Con i processi alla leadership anti-apartheid (il Treason Trial del 1956 e soprattutto il Processo di Rivonia del 1964), il sistema segregazionista pensava di riuscire a riportare l’opposizione alla sottomissione delle proprie regole e quindi di disinnescarne il potenziale rivoluzionario. Anche in questo caso, il comportamento e la leadership di Nelson Mandela sono state fondamentali per cambiare il sistema del Sudafrica, partendo dalle norme, scritte e non scritte, del sistema legale e del carcere. La decisione di affrontare un processo, quello di Rivonia, il cui esito avrebbe potuto essere anche la pena capitale, rivendicando scelte ideali alle quali Mandela aveva dedicato la vita e per le quali era pronto a morire, diede all’ANC una piattaforma morale per spiegare idee e proposte. Al tempo stesso, il comportamento dignitoso e mai servile tenuto in carcere permise, con grande lentezza, di ottenere migliori condizioni per i detenuti politici e di combattere anche in quel luogo le discriminazioni di trattamento tra detenuti di razze diverse. La legittimazione derivante da un comportamento inaspettato, unita a una serie di fattori interni e internazionali, ha fatto sì che Mandela e i suoi compagni potessero negoziare prima la liberazione dei detenuti politici e poi la transizione del Sudafrica da un regime razzista a una democrazia non razziale, completando il cambiamento delle regole che per decenni avevano oppresso la maggioranza di abitanti del paese.
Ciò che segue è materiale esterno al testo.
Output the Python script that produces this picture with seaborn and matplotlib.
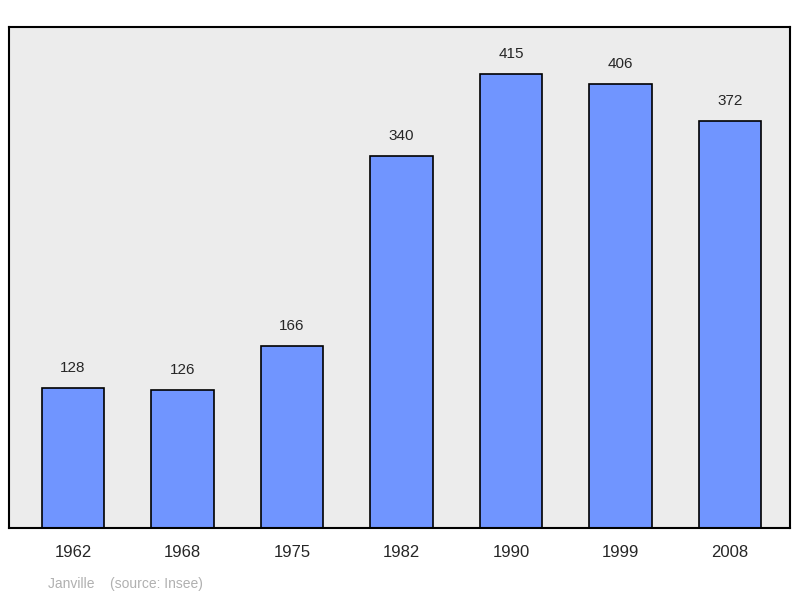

È stato un processo possibile per la flessibilità, la capacità di ascolto di un grande leader, in grado di adattarsi a un mondo molto cambiato dopo 27 anni di prigionia e al tempo stesso di capire come bilanciare ideali e realtà.
Non solo Nelson Mandela è riuscito a cambiare le regole, le leggi, la struttura formale del Sudafrica, portando a compimento una transizione tra istituzioni che non ha eguali in nessun’altra vicenda storica mondiale. Il suo più grande miracolo è stato, una volta eletto presidente, quello di cambiare il cuore del paese, attraverso gesti simbolici dal fortissimo impatto e percorsi di riconciliazione nazionale.
«I am the master of my fate/ I am the captain of my soul» recita una poesia di William Ernest Henley, Invictus, molto cara a Mandela. Essere stati capaci di determinare il destino non solo individuale ma di una nazione e per certi versi del mondo è una testimonianza esemplare del fatto che il mondo, dal livello immediato a quello internazionale, si può cambiare, attraverso l’impegno politico.